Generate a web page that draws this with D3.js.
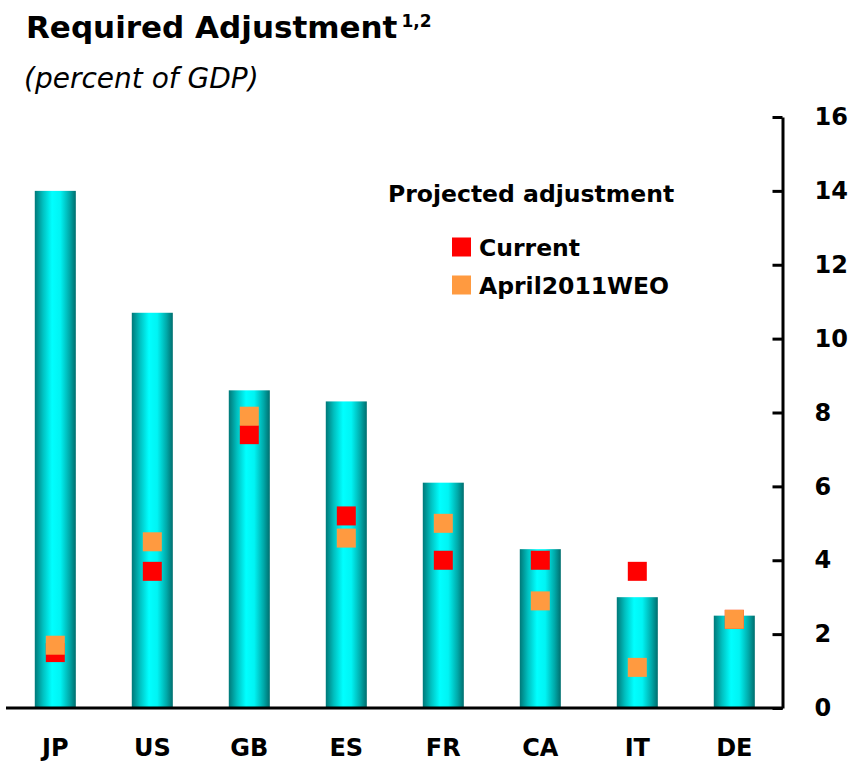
<!DOCTYPE html>
<html><head><meta charset="utf-8">
<script src="https://cdn.jsdelivr.net/npm/d3@7"></script>
<style>body{margin:0;background:#fff}svg{display:block}text{font-family:"DejaVu Sans",sans-serif}</style>
</head><body><svg id="c" width="860" height="762"></svg>
<script>
const categories = ["JP","US","GB","ES","FR","CA","IT","DE"];
const required = [14.0, 10.7, 8.6, 8.3, 6.1, 4.3, 3.0, 2.5];
const current = [1.5, 3.7, 7.4, 5.2, 4.0, 4.0, 3.7, 2.4];
const april2011 = [1.7, 4.5, 7.9, 4.6, 5.0, 2.9, 1.1, 2.4];
const yTicks = [0,2,4,6,8,10,12,14,16];

const svg = d3.select("#c");
const x = d3.scaleBand().domain(categories).range([6.8, 782.8]).padding(0);
const y = d3.scaleLinear().domain([0,16]).range([708,117]);
const barW = x.bandwidth()*0.423;
const mk = 19;

const defs = svg.append("defs");
const g = defs.append("linearGradient").attr("id","cyl").attr("x1","0%").attr("x2","100%").attr("y1","0").attr("y2","0");
[[0,"#007878"],[0.2,"#00c0c0"],[0.42,"#00ffff"],[0.62,"#00f4f4"],[0.85,"#00a8a8"],[1,"#006e6e"]]
  .forEach(([o,c])=>g.append("stop").attr("offset",o).attr("stop-color",c));

svg.append("g").selectAll("rect").data(categories).join("rect")
  .attr("x",d=>x(d)+x.bandwidth()/2-barW/2).attr("width",barW)
  .attr("y",(d,i)=>y(required[i])).attr("height",(d,i)=>y(0)-y(required[i]))
  .attr("fill","url(#cyl)");

svg.append("g").selectAll("rect").data(categories).join("rect")
  .attr("x",d=>x(d)+x.bandwidth()/2-mk/2).attr("width",mk)
  .attr("y",(d,i)=>y(current[i])-mk/2).attr("height",mk).attr("fill","#ff0000");
svg.append("g").selectAll("rect").data(categories).join("rect")
  .attr("x",d=>x(d)+x.bandwidth()/2-mk/2).attr("width",mk)
  .attr("y",(d,i)=>y(april2011[i])-mk/2).attr("height",mk).attr("fill","#ff9a40");

// x axis line
svg.append("line").attr("x1",6).attr("x2",783).attr("y1",y(0)).attr("y2",y(0))
  .attr("stroke","#000").attr("stroke-width",3);

// x labels
svg.append("g").selectAll("text").data(categories).join("text")
  .attr("x",d=>x(d)+x.bandwidth()/2).attr("y",756).attr("text-anchor","middle")
  .attr("font-size",24).attr("font-weight","bold").text(d=>d);

// right axis
const ax = svg.append("g").attr("transform","translate(782.5,0)")
  .call(d3.axisRight(y).tickValues(yTicks).tickSizeInner(-10).tickSizeOuter(0).tickPadding(32).tickFormat(d3.format("d")));
ax.select(".domain").attr("stroke-width",3);
ax.selectAll(".tick line").attr("stroke-width",3);
ax.selectAll("text").attr("font-size",24).attr("font-weight","bold").attr("fill","#000").attr("font-family","DejaVu Sans,sans-serif");

// title
const t = svg.append("text").attr("x",26).attr("y",38).attr("font-size",31).attr("font-weight","bold");
t.append("tspan").text("Required Adjustment");
t.append("tspan").attr("font-size",17).attr("dy",-11).attr("dx",4).text("1,2");
svg.append("text").attr("x",24).attr("y",88).attr("font-size",28).attr("font-style","italic").text("(percent of GDP)");

// legend
svg.append("text").attr("x",388).attr("y",202).attr("font-size",23.5).attr("font-weight","bold").text("Projected adjustment");
const leg = [["Current","#ff0000",247],["April2011WEO","#ff9a40",285]];
leg.forEach(([l,c,cy])=>{
  svg.append("rect").attr("x",452).attr("y",cy-9.5).attr("width",mk).attr("height",mk).attr("fill",c);
  svg.append("text").attr("x",479).attr("y",cy+9).attr("font-size",23.5).attr("font-weight","bold").text(l);
});
</script></body></html>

» Description of the task
Give again, word for word, every line from the top of the data above to the line holding "const mk = 19;", inclusive, with the pictures left out.

» Correct response
Generate a web page that draws this with D3.js.
<!DOCTYPE html>
<html><head><meta charset="utf-8">
<script src="https://cdn.jsdelivr.net/npm/d3@7"></script>
<style>body{margin:0;background:#fff}svg{display:block}text{font-family:"DejaVu Sans",sans-serif}</style>
</head><body><svg id="c" width="860" height="762"></svg>
<script>
const categories = ["JP","US","GB","ES","FR","CA","IT","DE"];
const required = [14.0, 10.7, 8.6, 8.3, 6.1, 4.3, 3.0, 2.5];
const current = [1.5, 3.7, 7.4, 5.2, 4.0, 4.0, 3.7, 2.4];
const april2011 = [1.7, 4.5, 7.9, 4.6, 5.0, 2.9, 1.1, 2.4];
const yTicks = [0,2,4,6,8,10,12,14,16];

const svg = d3.select("#c");
const x = d3.scaleBand().domain(categories).range([6.8, 782.8]).padding(0);
const y = d3.scaleLinear().domain([0,16]).range([708,117]);
const barW = x.bandwidth()*0.423;
const mk = 19;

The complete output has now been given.